╭─ INFORMATION SUPPLIED
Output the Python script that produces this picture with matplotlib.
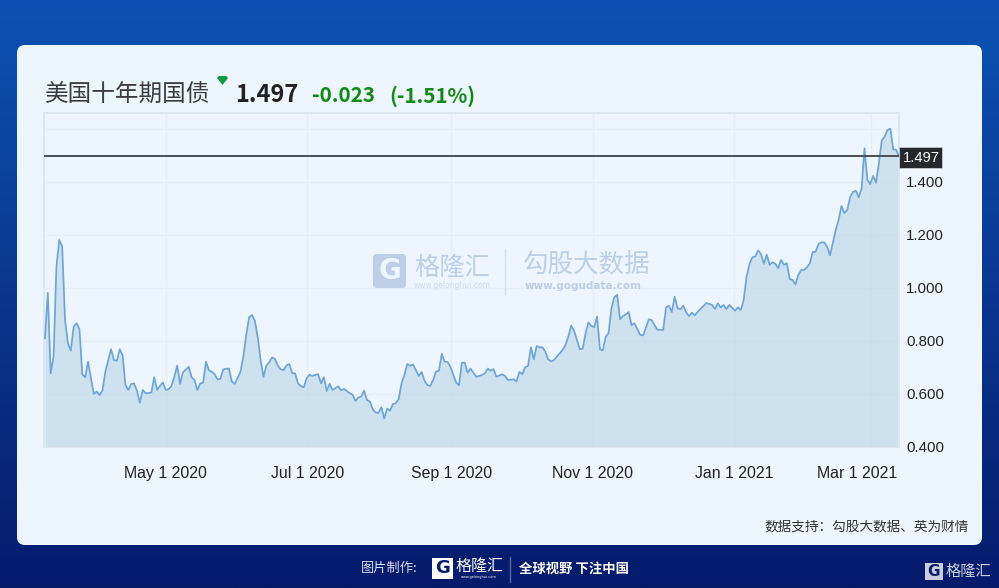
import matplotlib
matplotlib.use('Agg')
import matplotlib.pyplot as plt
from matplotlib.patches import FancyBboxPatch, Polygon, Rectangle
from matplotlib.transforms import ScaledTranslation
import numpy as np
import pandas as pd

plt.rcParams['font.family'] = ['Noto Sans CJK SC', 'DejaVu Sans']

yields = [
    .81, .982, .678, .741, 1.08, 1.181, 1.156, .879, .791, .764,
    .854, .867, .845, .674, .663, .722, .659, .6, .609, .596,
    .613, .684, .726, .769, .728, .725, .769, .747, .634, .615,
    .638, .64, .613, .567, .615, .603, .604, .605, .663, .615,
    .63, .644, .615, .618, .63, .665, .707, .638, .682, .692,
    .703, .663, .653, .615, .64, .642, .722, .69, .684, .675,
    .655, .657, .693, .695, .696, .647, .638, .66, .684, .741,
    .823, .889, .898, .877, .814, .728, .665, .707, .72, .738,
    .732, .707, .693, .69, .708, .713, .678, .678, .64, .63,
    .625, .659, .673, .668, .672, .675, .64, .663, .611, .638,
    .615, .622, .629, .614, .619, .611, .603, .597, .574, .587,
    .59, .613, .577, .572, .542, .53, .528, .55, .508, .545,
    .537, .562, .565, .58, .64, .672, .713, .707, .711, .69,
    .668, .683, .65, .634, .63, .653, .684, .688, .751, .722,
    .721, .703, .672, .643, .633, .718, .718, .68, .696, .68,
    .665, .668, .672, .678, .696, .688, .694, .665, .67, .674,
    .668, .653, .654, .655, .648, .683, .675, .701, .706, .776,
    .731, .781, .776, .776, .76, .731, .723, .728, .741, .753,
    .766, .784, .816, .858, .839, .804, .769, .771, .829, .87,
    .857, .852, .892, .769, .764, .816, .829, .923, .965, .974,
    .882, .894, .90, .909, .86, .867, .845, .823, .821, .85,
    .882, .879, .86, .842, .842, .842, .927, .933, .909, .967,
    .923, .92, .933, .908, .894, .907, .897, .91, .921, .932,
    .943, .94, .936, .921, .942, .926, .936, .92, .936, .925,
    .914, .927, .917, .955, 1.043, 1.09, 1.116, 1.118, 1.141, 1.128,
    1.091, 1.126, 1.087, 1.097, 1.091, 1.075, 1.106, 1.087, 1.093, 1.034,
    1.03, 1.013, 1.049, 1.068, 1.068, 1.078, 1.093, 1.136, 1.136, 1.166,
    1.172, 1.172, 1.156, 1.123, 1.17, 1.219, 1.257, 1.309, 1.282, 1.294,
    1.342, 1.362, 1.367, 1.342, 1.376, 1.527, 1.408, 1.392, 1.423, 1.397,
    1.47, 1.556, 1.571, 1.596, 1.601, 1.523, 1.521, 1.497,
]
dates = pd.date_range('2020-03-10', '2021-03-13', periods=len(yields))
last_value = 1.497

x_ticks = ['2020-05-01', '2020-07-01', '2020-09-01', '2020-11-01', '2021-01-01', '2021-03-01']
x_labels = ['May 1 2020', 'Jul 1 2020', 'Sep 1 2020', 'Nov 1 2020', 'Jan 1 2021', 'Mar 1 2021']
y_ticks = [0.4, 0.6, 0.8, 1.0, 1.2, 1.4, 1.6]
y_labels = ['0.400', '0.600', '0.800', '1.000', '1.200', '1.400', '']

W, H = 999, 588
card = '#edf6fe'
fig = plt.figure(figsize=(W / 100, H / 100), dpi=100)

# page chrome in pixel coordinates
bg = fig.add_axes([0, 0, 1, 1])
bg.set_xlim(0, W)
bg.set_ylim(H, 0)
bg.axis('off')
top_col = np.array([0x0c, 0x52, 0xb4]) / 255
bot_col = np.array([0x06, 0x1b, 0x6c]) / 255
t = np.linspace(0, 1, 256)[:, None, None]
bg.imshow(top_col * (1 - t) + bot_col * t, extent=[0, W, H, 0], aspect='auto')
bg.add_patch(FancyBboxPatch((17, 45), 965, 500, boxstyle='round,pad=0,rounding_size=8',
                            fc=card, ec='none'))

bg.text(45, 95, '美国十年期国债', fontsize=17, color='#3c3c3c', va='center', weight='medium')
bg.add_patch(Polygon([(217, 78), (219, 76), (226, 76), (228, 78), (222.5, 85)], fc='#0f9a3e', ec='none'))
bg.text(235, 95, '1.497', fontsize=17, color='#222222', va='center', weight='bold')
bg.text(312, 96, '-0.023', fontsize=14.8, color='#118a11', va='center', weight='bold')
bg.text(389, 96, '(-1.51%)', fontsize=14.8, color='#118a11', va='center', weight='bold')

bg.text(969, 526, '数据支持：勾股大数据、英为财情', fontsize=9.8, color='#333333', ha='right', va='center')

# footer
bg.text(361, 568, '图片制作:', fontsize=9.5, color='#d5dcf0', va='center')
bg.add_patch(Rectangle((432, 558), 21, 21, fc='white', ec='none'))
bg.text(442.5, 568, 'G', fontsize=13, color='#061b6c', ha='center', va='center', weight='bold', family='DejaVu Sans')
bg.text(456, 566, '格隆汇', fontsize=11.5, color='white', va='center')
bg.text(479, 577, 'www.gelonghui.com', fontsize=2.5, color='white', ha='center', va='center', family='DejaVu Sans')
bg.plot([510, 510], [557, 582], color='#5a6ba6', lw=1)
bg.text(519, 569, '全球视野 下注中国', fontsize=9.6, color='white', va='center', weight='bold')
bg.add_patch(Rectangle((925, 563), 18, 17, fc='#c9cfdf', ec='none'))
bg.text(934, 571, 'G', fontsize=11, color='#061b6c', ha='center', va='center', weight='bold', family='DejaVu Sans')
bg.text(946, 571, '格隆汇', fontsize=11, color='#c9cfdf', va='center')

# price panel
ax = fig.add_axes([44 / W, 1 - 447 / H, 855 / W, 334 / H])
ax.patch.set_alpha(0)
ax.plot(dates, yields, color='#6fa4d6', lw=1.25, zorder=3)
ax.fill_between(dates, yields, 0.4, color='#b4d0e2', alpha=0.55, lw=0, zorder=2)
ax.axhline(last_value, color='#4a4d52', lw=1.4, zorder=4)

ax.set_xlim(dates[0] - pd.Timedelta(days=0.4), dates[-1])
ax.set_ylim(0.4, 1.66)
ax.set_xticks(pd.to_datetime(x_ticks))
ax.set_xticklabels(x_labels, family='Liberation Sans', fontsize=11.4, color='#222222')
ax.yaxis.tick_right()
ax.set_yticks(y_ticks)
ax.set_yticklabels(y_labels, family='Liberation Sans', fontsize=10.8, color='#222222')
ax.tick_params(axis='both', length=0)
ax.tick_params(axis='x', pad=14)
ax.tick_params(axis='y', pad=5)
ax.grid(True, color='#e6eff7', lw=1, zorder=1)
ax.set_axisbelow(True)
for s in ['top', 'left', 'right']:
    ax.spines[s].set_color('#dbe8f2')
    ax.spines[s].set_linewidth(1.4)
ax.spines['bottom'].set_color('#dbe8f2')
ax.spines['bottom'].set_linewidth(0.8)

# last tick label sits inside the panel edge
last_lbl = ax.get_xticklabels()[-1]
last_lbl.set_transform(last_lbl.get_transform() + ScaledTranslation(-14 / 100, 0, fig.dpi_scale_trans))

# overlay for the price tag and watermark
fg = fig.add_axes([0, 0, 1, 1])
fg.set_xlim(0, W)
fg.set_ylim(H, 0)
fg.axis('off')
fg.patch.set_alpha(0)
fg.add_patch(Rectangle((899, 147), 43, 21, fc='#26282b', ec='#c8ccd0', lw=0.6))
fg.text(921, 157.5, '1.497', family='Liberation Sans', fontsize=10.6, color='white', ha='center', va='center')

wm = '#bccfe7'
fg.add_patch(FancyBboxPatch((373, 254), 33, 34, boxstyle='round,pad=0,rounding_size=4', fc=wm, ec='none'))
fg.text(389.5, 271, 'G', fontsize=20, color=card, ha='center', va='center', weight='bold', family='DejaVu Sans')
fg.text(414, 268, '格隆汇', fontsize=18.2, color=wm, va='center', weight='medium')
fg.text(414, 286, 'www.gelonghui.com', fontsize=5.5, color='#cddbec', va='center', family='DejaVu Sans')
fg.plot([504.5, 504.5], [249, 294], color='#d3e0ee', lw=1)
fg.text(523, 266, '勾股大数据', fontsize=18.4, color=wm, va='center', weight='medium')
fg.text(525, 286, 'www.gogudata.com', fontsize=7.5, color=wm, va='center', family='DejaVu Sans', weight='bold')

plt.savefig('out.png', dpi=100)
╰─
> **SHORT EXERCISE**
Output exactly the span of lines from the top of the listing through the line holding "plt.rcParams['font.family'] = ['Noto", and leave every picture out.

> **CORRECT ANSWER**
Output the Python script that produces this picture with matplotlib.
import matplotlib
matplotlib.use('Agg')
import matplotlib.pyplot as plt
from matplotlib.patches import FancyBboxPatch, Polygon, Rectangle
from matplotlib.transforms import ScaledTranslation
import numpy as np
import pandas as pd

plt.rcParams['font.family'] = ['Noto Sans CJK SC', 'DejaVu Sans']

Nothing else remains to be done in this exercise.